Many physical world events and projects choose their nymity standards to work within their planned context and use cases.

  • Chatham house rules define a popular model of having a conversation that is recorded and summarized/refactored with no individual attribution
  • Masquerades, most notably w:Carnival, let people "set aside their everyday individuality and experience a heightened sense of social unity".
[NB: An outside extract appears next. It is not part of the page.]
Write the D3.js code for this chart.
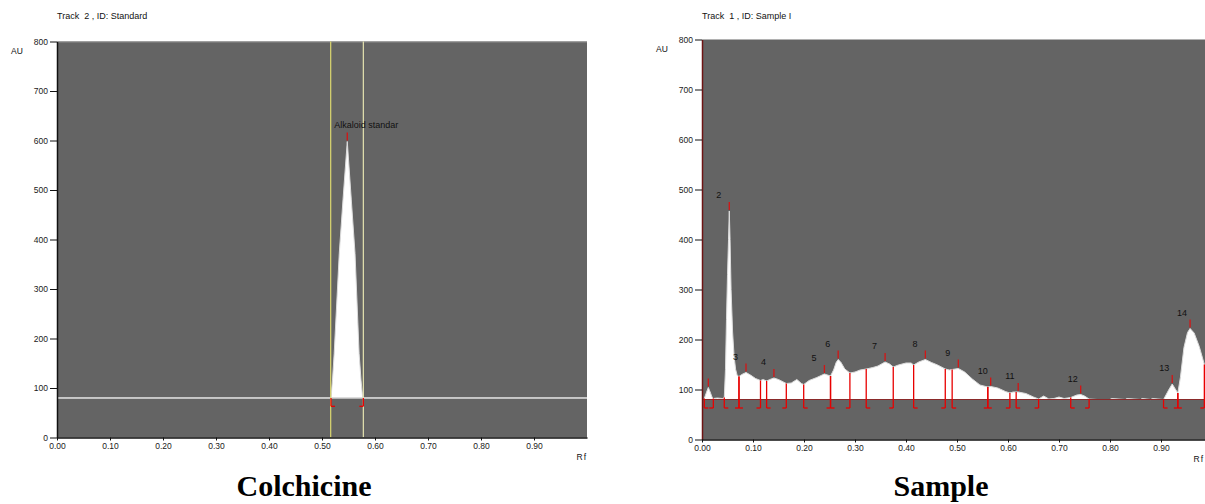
<!DOCTYPE html>
<html>
<head>
<meta charset="utf-8">
<script src="https://cdn.jsdelivr.net/npm/d3@7"></script>
<style>
  body { margin: 0; background: #fff; }
  svg { display: block; }
  .tick text { font-family: "Liberation Sans", Arial, sans-serif; font-size: 8.5px; fill: #1a1a1a; }
</style>
</head>
<body>
<div id="chart"></div>
<script>
// densitogram values (Rf vs AU)

var xTicks = [0, 0.1, 0.2, 0.3, 0.4, 0.5, 0.6, 0.7, 0.8, 0.9];
var yTicks = [0, 100, 200, 300, 400, 500, 600, 700, 800];
var baselineAU = 80;
var bracketAU = 63;

// standard track
var stdRf = [0, 0.517, 0.5198, 0.523, 0.5326, 0.5396, 0.5477, 0.5553, 0.5623, 0.570, 0.5736, 0.5768, 1.0];
var stdAU = [80, 80, 116, 170, 372, 480, 598, 480, 372, 170, 116, 80, 80];
var stdPeakStart = [0.517];
var stdPeakMax = [0.5477];
var stdPeakEnd = [0.578];
var stdPeakLabels = ["Alkaloid standar"];
var stdTrackLines = [0.5164, 0.578];

// sample track
var smpRf = [0.003, 0.0045, 0.009, 0.0124, 0.016, 0.020, 0.0222, 0.030, 0.040, 0.0437,
  0.046, 0.048, 0.050, 0.052, 0.0535, 0.055, 0.057, 0.060, 0.063, 0.066, 0.069, 0.0725,
  0.078, 0.0863, 0.095, 0.105, 0.1147, 0.120, 0.1267, 0.133, 0.141, 0.150, 0.1653,
  0.175, 0.186, 0.195, 0.1994, 0.210, 0.225, 0.240, 0.252, 0.258, 0.263, 0.267, 0.272,
  0.280, 0.290, 0.300, 0.310, 0.322, 0.335, 0.345, 0.359, 0.368, 0.375, 0.385, 0.400,
  0.410, 0.415, 0.425, 0.438, 0.450, 0.462, 0.477, 0.485, 0.4905, 0.5026, 0.515, 0.530,
  0.545, 0.5604, 0.566, 0.580, 0.595, 0.6037, 0.610, 0.620, 0.635, 0.650, 0.660, 0.670,
  0.680, 0.690, 0.700, 0.710, 0.723, 0.735, 0.7425, 0.750, 0.759, 0.775, 0.800, 0.803,
  0.830, 0.833, 0.860, 0.863, 0.880, 0.883, 0.905, 0.915, 0.922, 0.928, 0.933, 0.938,
  0.945, 0.952, 0.957, 0.965, 0.975, 0.985, 0.995];
var smpAU = [80, 82, 95, 104, 95, 84, 82, 83, 82, 84,
  140, 240, 330, 400, 457, 400, 300, 215, 165, 140, 128, 126,
  130, 134, 129, 122, 118, 120, 117, 120, 123, 120, 112,
  113, 120, 112, 110, 118, 124, 131, 127, 139, 154, 160, 155,
  141, 133, 135, 139, 141, 144, 147, 155, 151, 145, 149, 153,
  153, 149, 155, 160, 154, 149, 141, 139, 140, 142, 135, 121,
  109, 105, 106, 103, 96, 93, 95, 95, 92, 85, 81, 87,
  81, 82, 85, 82, 84, 89, 90, 87, 81, 80, 80, 82,
  80, 82, 80, 82, 80, 82, 80, 99, 111, 101, 93, 124,
  184, 214, 222, 213, 186, 150, 110];
var smpPeakStart = [0.0045, 0.0437, 0.0725, 0.1267, 0.1994, 0.252, 0.322, 0.415, 0.4905, 0.5604, 0.616, 0.723, 0.905, 0.933];
var smpPeakMax   = [0.0124, 0.0535, 0.0863, 0.141, 0.240, 0.267, 0.359, 0.438, 0.5026, 0.566, 0.620, 0.7425, 0.922, 0.957];
var smpPeakEnd   = [0.0222, 0.0725, 0.1147, 0.1653, 0.252, 0.290, 0.375, 0.477, 0.5604, 0.6037, 0.660, 0.759, 0.933, 0.985];
var smpPeakLabels = ["", "2", "3", "4", "5", "6", "7", "8", "9", "10", "11", "12", "13", "14"];

var font = '"Liberation Sans", Arial, sans-serif';

var svg = d3.select("#chart")
            .append("svg")
            .attr("width", 1205)
            .attr("height", 504);

// linear lookup of the trace at a given Rf
function auAt(rf, xs, ys) {
    var i = d3.bisectLeft(xs, rf);
    if (i <= 0) return ys[0];
    if (i >= xs.length) return ys[ys.length - 1];
    var t = (rf - xs[i - 1]) / (xs[i] - xs[i - 1]);
    return ys[i - 1] + t * (ys[i] - ys[i - 1]);
}

function drawPanel(p) {
    var x = d3.scaleLinear().domain([0, 1]).range([p.left, p.right]);
    var y = d3.scaleLinear().domain([0, 800]).range([p.bottom, p.top]);
    var g = svg.append("g");

    // plot background
    g.append("rect")
        .attr("x", x(0)).attr("y", y(800))
        .attr("width", x(1) - x(0)).attr("height", y(0) - y(800))
        .attr("fill", "#646464");

    if (p.topLine) {
        g.append("line")
            .attr("x1", x(0)).attr("x2", x(1))
            .attr("y1", y(800) + 0.5).attr("y2", y(800) + 0.5)
            .attr("stroke", "#8c8c8c");
    }

    var pts = p.rf.map(function(d, i) { return [d, p.au[i]]; });

    // white area between trace and baseline
    var area = d3.area()
                 .x(function(d) { return x(d[0]); })
                 .y0(y(baselineAU))
                 .y1(function(d) { return y(Math.max(d[1], baselineAU)); });
    g.append("path").datum(pts)
        .attr("d", area)
        .attr("fill", "#fff");

    g.append("path").datum(pts)
        .attr("d", d3.line().x(function(d) { return x(d[0]); }).y(function(d) { return y(d[1]); }))
        .attr("fill", "none")
        .attr("stroke", "#dcdcdc")
        .attr("stroke-width", 1);

    // baseline
    g.append("line")
        .attr("x1", x(0)).attr("x2", x(1))
        .attr("y1", y(baselineAU)).attr("y2", y(baselineAU))
        .attr("stroke", p.baseColor)
        .attr("stroke-width", p.baseWidth);

    // track lines (standard only)
    (p.trackLines || []).forEach(function(t, i) {
        g.append("line")
            .attr("x1", x(t)).attr("x2", x(t))
            .attr("y1", y(800)).attr("y2", y(0))
            .attr("stroke", i == 0 ? "#dcd870" : "#e6e4b0")
            .attr("stroke-width", 1.2);
    });

    // integration brackets under each peak
    var red = "#e80000";
    p.start.forEach(function(s, i) {
        var e = p.end[i];
        [[s, 1], [e, -1]].forEach(function(b) {
            var bx = x(b[0]);
            g.append("line")
                .attr("x1", bx).attr("x2", bx)
                .attr("y1", y(Math.max(auAt(b[0], p.rf, p.au), baselineAU)))
                .attr("y2", y(bracketAU))
                .attr("stroke", red).attr("stroke-width", 1.3);
            g.append("line")
                .attr("x1", bx).attr("x2", bx + b[1] * 4)
                .attr("y1", y(bracketAU)).attr("y2", y(bracketAU))
                .attr("stroke", red).attr("stroke-width", 1.3);
        });

        var m = p.max[i];
        var top = y(auAt(m, p.rf, p.au));
        g.append("line")
            .attr("x1", x(m)).attr("x2", x(m))
            .attr("y1", top - 9).attr("y2", top - 1)
            .attr("stroke", "#d41515").attr("stroke-width", 1.3);

        if (p.labels[i]) {
            g.append("text")
                .attr("x", x(m) - 13)
                .attr("y", top - 13)
                .attr("font-family", font)
                .attr("font-size", "9px")
                .attr("fill", "#111")
                .text(p.labels[i]);
        }
    });

    // axes
    var ya = g.append("g")
        .attr("transform", "translate(" + x(0) + ",0)")
        .call(d3.axisLeft(y).tickValues(yTicks).tickSize(7).tickSizeOuter(0).tickPadding(2));
    ya.select(".domain").attr("stroke", p.yAxisColor).attr("stroke-width", 1.5);
    ya.selectAll(".tick line").attr("stroke", "#111");

    var xa = g.append("g")
        .attr("transform", "translate(0," + y(0) + ")")
        .call(d3.axisBottom(x).tickValues(xTicks).tickFormat(d3.format(".2f"))
                .tickSize(3).tickSizeOuter(0).tickPadding(2));
    xa.select(".domain").attr("stroke", "#111").attr("stroke-width", 1.5);
    xa.selectAll(".tick line").attr("stroke", "#111");

    g.append("text")
        .attr("x", x(0)).attr("y", p.titleY)
        .attr("font-family", font).attr("font-size", "9px").attr("fill", "#111")
        .attr("xml:space", "preserve")
        .text(p.title);

    g.append("text")
        .attr("x", x(0) - 46).attr("y", y(800) + 12)
        .attr("font-family", font).attr("font-size", "8.5px").attr("fill", "#111")
        .text("AU");

    g.append("text")
        .attr("x", Math.min(x(1), 1204)).attr("y", y(0) + 22)
        .attr("text-anchor", "end")
        .attr("font-family", font).attr("font-size", "8.5px").attr("fill", "#111")
        .attr("letter-spacing", "1px")
        .text("Rf");

    svg.append("text")
        .attr("x", p.captionX).attr("y", 496)
        .attr("text-anchor", "middle")
        .attr("font-family", '"Liberation Serif", "Times New Roman", serif')
        .attr("font-weight", "bold")
        .attr("font-size", "30px")
        .attr("fill", "#000")
        .text(p.caption);
}

drawPanel({
    left: 57, right: 587, top: 41.5, bottom: 437.5,
    rf: stdRf, au: stdAU,
    start: stdPeakStart, max: stdPeakMax, end: stdPeakEnd, labels: stdPeakLabels,
    trackLines: stdTrackLines,
    baseColor: "#d2d2d2", baseWidth: 1.5,
    yAxisColor: "#111", topLine: true,
    title: "Track  2 , ID: Standard", titleY: 19,
    caption: "Colchicine", captionX: 304
});

drawPanel({
    left: 702, right: 1212, top: 39.5, bottom: 439.5,
    rf: smpRf, au: smpAU,
    start: smpPeakStart, max: smpPeakMax, end: smpPeakEnd, labels: smpPeakLabels,
    trackLines: [],
    baseColor: "#8a2a2a", baseWidth: 1,
    yAxisColor: "#6e1414", topLine: false,
    title: "Track  1 , ID: Sample I", titleY: 18.5,
    caption: "Sample", captionX: 941
});
</script>
</body>
</html>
On the Internet at large edit

  • SecureDrop and other tools let people share documents or information, in a way that supports brief dialogue, without divulging their identity
  • Tor provides a form of network anonymity which is effective enough to be widely used for some types of abuse. Their FAQ templates highlight some of they ways they have addressed this so far.

In the wikiverse edit

The range of nymity in the universe of other wiki projects, has included

  • strong anonymity (supporting Tor / letting anyone make edits or suggestions w/o leaving a record of who they were)
  • weak anonymity (leaving no public trace but letting admins and bots see enough metadata to fingerprint users)
  • pseudonymity (have as many alts as you want, each one has to build up its own store of reputation with the community to gain access to higher-leverage tools)
  • real-nymity (all accounts are identified with a singular persona, which can be verified against real-world identity papers).
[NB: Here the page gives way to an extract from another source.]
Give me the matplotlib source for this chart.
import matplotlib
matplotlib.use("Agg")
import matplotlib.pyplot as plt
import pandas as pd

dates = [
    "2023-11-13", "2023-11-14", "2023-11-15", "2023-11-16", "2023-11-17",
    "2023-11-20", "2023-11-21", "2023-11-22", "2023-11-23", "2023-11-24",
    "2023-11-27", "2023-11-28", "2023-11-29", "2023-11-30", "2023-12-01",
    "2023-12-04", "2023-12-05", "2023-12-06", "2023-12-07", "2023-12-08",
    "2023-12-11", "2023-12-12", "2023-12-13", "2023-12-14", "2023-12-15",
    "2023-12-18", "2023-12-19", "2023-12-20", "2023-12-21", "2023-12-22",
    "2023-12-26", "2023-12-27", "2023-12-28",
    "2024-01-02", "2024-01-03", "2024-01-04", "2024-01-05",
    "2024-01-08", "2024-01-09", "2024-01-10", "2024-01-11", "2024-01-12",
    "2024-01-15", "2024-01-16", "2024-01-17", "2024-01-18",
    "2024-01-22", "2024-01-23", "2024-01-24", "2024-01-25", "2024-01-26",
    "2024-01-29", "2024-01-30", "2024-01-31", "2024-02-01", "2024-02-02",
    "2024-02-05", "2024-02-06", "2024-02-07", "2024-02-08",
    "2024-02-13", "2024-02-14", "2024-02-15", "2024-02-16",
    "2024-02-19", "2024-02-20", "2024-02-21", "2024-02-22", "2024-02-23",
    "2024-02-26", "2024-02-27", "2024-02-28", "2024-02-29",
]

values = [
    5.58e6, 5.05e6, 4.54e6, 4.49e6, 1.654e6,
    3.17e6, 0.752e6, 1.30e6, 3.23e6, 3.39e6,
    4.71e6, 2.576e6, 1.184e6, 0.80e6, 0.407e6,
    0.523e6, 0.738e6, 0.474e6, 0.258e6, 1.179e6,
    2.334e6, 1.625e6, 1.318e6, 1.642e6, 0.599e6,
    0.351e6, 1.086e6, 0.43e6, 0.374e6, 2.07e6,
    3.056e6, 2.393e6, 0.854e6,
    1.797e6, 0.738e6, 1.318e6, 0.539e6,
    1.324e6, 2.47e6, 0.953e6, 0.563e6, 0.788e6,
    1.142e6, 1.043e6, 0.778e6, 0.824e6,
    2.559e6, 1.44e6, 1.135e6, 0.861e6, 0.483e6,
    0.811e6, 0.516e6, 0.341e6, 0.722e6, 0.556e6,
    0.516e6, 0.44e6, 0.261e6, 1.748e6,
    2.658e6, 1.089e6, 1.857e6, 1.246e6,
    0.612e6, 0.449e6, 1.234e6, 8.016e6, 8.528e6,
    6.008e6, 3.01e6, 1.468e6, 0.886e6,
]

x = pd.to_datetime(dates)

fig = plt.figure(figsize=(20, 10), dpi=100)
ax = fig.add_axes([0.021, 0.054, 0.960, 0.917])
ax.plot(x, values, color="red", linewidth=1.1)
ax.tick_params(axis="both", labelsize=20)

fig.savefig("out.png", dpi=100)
The Wikimedia projects have chosen something in the middle: moderate social norms around limiting and declaring alt accounts; no role accounts, so that each account is operated by a single person (or their bot) over time; support for weak anonymity but with a heavily restricted set of tools and features available to anons -- even reversible things like image uploads, new page creation, and page renames being restricted to the set of 'autoconfirmed' accounts that have a minimum age and edit count.

Here as elsewhere, the decisions around what nym context to support are determined by a tension between a philosophical desire to make contribution as easy and context-free as possible, and the real problem of spam which grows as bots become cheaper to run and the site in question becomes more popular / more valuable a target for search engine optimization.